Somalia: The Forgotten Front of the War on Terror - by Stephen Smith - Antiwar.com: "The Somali Transitional Federal Government (TFG), which was never applicable to most Somalis, is close to losing the few blocks in Mogadishu that it still controls, and the radical Islamists who go by the name al-Shabaab are on the verge of taking control of the parts of Somalia that haven't already seceded. The civilian death toll since the American-backed Ethiopian invasion of Somalia in 2006 has reached 16,000, which makes the per capita annual civilian death rate in Somalia higher than that of Iraq since the American invasion in 2003. So it would seem be an appropriate time to reflect on American policy in Somalia.
Though the history of foreign intervention in Somalia goes back to colonial times and was especially detrimental during the Cold War-era Siad Barre regime, the most relevant starting point is the late 1980s, when Barre was losing his grip on Somalia, which was descending into a mix of anarchy and warlordism. The United States, unable to conceive of a people existing without a central state, intervened throughout the 1990s under the guise of various UN missions. The results were of course disastrous: hundreds of thousands of Somalis lost their lives in the ensuing civil war and resulting mass starvation.
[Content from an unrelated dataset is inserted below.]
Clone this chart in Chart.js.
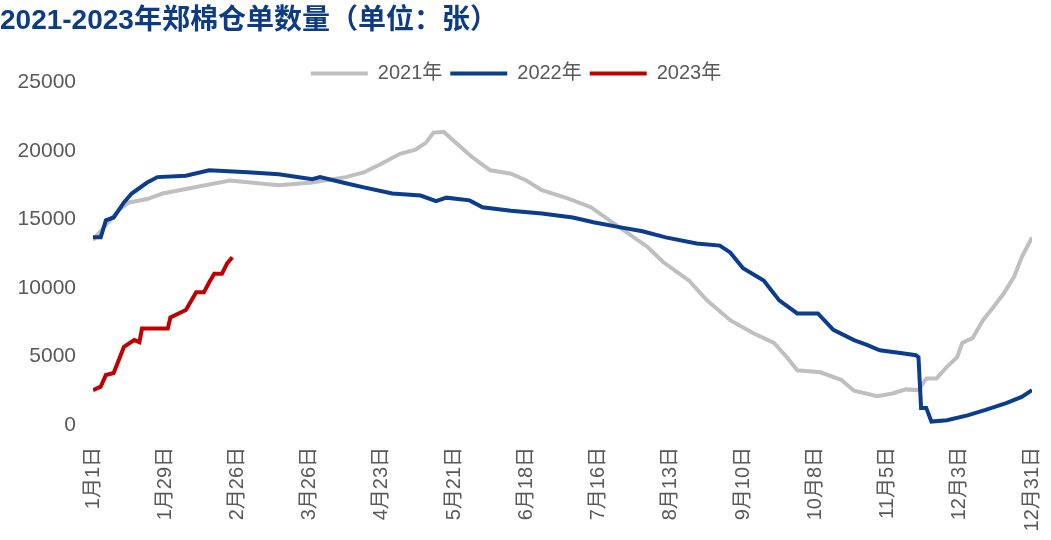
<!DOCTYPE html>
<html>
<head>
<meta charset="utf-8">
<script src="https://cdn.jsdelivr.net/npm/chart.js@4/dist/chart.umd.min.js"></script>
<style>
  html, body { margin: 0; padding: 0; background: #fff; }
  #wrap { width: 1051px; height: 540px; position: relative; }
</style>
</head>
<body>
<div id="wrap"><canvas id="myChart"></canvas></div>
<script>
// day of year (0 = 1月1日) and warehouse receipts (张)
const days2021 = [0,5,10,14,21,27,38,53,72,85,98,105,111,119,125,129,132,136,141,147,154,162,168,174,184,193,202,215,221,231,238,247,256,264,269,273,282,290,295,304,310,315,320,323,327,331,335,337,341,345,349,353,357,360,364];
const vals2021 = [13500,14600,15700,16250,16500,16900,17300,17850,17500,17700,18100,18450,19000,19800,20100,20600,21350,21400,20550,19550,18600,18350,17850,17150,16550,15900,14700,13000,11900,10550,9100,7650,6700,6000,4950,4000,3850,3300,2500,2100,2300,2600,2550,3400,3400,4250,4950,6000,6350,7650,8600,9600,10800,12250,13700];

const days2022 = [0,3,5,8,12,15,21,25,36,45,60,72,85,88,98,105,116,127,133,137,146,151,162,174,186,194,204,213,222,234,243,247,252,260,266,273,281,287,295,300,305,313,319,320,321,323,325,331,339,346,354,360,364];
const vals2022 = [13700,13700,14950,15150,16250,16900,17700,18100,18200,18600,18450,18300,17950,18100,17650,17350,16900,16750,16350,16600,16400,15900,15650,15450,15150,14800,14450,14150,13700,13250,13100,12600,11450,10550,9100,8150,8150,6950,6200,5850,5450,5250,5100,4950,1250,1250,250,350,700,1100,1600,2050,2550];

const days2023 = [0,3,5,8,12,16,18,19,29,30,36,40,43,45,47,50,52,54];
const vals2023 = [2550,2800,3650,3800,5700,6200,6050,7050,7050,7850,8400,9700,9700,10400,11050,11050,11800,12250];

const seriesNames = ["2021年", "2022年", "2023年"];
const yTicks = [0, 5000, 10000, 15000, 20000, 25000];

const pts = (d, v) => d.map((x, i) => ({ x: x, y: v[i] }));
const dayLabel = d => {
    const dt = new Date(2021, 0, 1 + d);
    return (dt.getMonth() + 1) + "月" + dt.getDate() + "日";
};

const font = "'Liberation Sans', 'Noto Sans CJK SC', sans-serif";

const ctx = document.getElementById('myChart');
const myChart = new Chart(ctx, {
    type: 'line',
    data: {
        datasets: [
            { label: seriesNames[0], data: pts(days2021, vals2021), borderColor: '#BFBFBF', backgroundColor: '#BFBFBF', borderWidth: 4, radius: 0, order: 3 },
            { label: seriesNames[1], data: pts(days2022, vals2022), borderColor: '#0B3D8C', backgroundColor: '#0B3D8C', borderWidth: 4, radius: 0, order: 2 },
            { label: seriesNames[2], data: pts(days2023, vals2023), borderColor: '#C00000', backgroundColor: '#C00000', borderWidth: 4, radius: 0, order: 1 }
        ]
    },
    options: {
        responsive: true,
        maintainAspectRatio: false,
        animation: false,
        layout: { padding: { left: 0, right: 19, top: 4, bottom: 0 } },
        plugins: {
            title: {
                display: true,
                text: '2021-2023年郑棉仓单数量（单位：张）',
                align: 'start',
                color: '#0D3C84',
                font: { family: font, size: 28, weight: 'bold' },
                padding: { top: 0, bottom: 18 }
            },
            legend: {
                position: 'top',
                maxHeight: 27,
                labels: {
                    boxWidth: 57,
                    boxHeight: 4,
                    padding: 8,
                    color: '#595959',
                    font: { family: font, size: 20 },
                    sort: (a, b) => a.datasetIndex - b.datasetIndex,
                    generateLabels(chart) {
                        const items = Chart.defaults.plugins.legend.labels.generateLabels(chart);
                        items.forEach(it => { it.lineWidth = 0; });
                        return items;
                    }
                }
            },
            tooltip: { enabled: false }
        },
        scales: {
            x: {
                type: 'linear',
                min: 0,
                max: 364,
                grid: { display: false, drawTicks: false },
                border: { display: false },
                afterFit: s => { s.height = 115; s.paddingLeft = 0; s.paddingRight = 0; },
                ticks: {
                    stepSize: 28,
                    autoSkip: false,
                    maxRotation: 90,
                    minRotation: 90,
                    padding: 22,
                    color: '#595959',
                    font: { family: font, size: 20 },
                    callback: v => dayLabel(v)
                }
            },
            y: {
                min: 0,
                max: 25000,
                grid: { display: false, drawTicks: false },
                border: { display: false },
                afterFit: s => { s.width = 93; },
                afterBuildTicks: s => { s.ticks = yTicks.map(v => ({ value: v })); },
                ticks: {
                    padding: 17,
                    color: '#595959',
                    font: { family: font, size: 21 },
                    callback: v => v
                }
            }
        }
    }
});
</script>
</body>
</html>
Americans were briefly aware of their government's actions in Somalia during the first major intervention in the early 1990s, when the grisly aftermath of the Battle of Mogadishu in 1993 portrayed in Black Hawk Down brought Somalia into the American political consciousness, but the relatively minor scale of the war and lack of obvious U.S. interests conspired to keep most Americans ignorant of the role their government played in prolonging the violence in Somalia."